WHAT THIS TASK INVOLVES: Begin at the first line of the data and copy each line through the one containing "const radiusTicks = [0, 20, 40, 60, 80]", that line included, with no pictures.

* begin DATA SHOWN *

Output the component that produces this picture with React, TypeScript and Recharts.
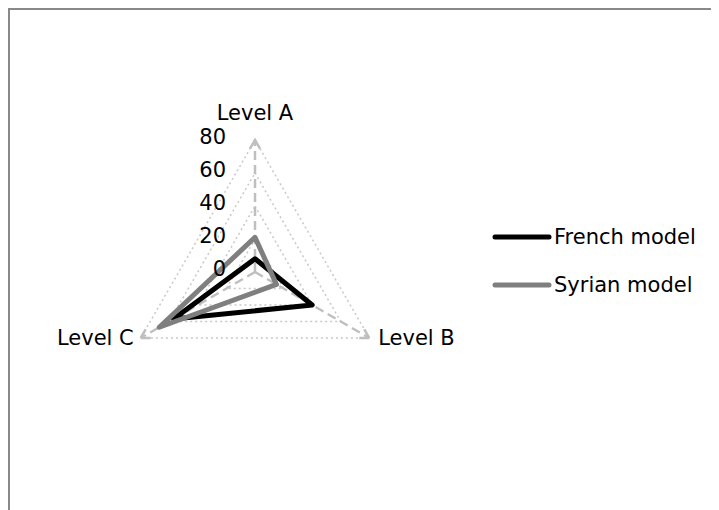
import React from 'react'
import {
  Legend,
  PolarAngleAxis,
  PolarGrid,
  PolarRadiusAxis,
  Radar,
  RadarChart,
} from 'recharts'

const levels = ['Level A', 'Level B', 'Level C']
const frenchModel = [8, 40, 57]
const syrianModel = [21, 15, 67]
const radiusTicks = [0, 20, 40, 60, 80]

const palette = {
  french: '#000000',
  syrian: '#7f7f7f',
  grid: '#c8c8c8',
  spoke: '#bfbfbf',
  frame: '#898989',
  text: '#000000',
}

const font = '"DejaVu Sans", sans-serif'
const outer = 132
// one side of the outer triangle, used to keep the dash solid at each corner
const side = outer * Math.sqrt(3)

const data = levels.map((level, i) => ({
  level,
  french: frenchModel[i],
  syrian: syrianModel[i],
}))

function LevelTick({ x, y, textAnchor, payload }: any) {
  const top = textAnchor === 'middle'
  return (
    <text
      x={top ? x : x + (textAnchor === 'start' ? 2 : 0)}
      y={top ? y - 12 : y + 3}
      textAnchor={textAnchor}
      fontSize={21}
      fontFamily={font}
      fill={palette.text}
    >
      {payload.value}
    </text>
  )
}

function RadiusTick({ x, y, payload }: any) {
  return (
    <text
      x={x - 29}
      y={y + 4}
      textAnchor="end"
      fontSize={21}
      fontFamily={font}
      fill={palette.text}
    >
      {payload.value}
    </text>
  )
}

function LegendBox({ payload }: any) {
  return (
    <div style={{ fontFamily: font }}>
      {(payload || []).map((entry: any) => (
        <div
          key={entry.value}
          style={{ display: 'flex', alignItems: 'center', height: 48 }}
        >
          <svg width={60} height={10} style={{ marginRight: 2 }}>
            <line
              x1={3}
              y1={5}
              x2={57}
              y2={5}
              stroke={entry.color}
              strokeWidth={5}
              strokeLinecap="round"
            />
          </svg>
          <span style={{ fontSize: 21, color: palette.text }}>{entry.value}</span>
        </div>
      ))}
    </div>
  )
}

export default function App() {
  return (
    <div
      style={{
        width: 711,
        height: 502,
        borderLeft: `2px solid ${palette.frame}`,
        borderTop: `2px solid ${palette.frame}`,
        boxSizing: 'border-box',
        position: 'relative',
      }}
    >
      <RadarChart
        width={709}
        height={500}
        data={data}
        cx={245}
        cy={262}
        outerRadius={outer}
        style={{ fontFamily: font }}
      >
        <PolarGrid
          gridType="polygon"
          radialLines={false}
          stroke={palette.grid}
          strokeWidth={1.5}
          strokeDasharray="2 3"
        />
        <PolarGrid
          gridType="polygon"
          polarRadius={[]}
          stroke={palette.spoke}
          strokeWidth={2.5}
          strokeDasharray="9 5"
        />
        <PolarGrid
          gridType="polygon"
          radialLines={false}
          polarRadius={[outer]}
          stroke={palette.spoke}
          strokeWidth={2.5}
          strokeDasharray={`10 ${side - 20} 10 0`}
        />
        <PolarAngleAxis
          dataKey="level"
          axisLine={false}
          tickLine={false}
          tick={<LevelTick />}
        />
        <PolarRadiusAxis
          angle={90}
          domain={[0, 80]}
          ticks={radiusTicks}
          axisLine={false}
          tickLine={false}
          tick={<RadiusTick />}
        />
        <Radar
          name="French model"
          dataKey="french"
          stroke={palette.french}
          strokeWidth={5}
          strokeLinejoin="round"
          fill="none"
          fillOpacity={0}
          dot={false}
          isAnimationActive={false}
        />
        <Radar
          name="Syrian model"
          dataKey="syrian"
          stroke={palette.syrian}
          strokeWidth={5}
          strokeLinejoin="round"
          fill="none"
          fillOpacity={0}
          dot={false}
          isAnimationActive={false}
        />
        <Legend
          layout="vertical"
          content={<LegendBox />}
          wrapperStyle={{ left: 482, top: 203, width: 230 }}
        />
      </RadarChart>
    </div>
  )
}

* end DATA SHOWN *

SOLUTION TO THIS TASK:
Output the component that produces this picture with React, TypeScript and Recharts.
import React from 'react'
import {
  Legend,
  PolarAngleAxis,
  PolarGrid,
  PolarRadiusAxis,
  Radar,
  RadarChart,
} from 'recharts'

const levels = ['Level A', 'Level B', 'Level C']
const frenchModel = [8, 40, 57]
const syrianModel = [21, 15, 67]
const radiusTicks = [0, 20, 40, 60, 80]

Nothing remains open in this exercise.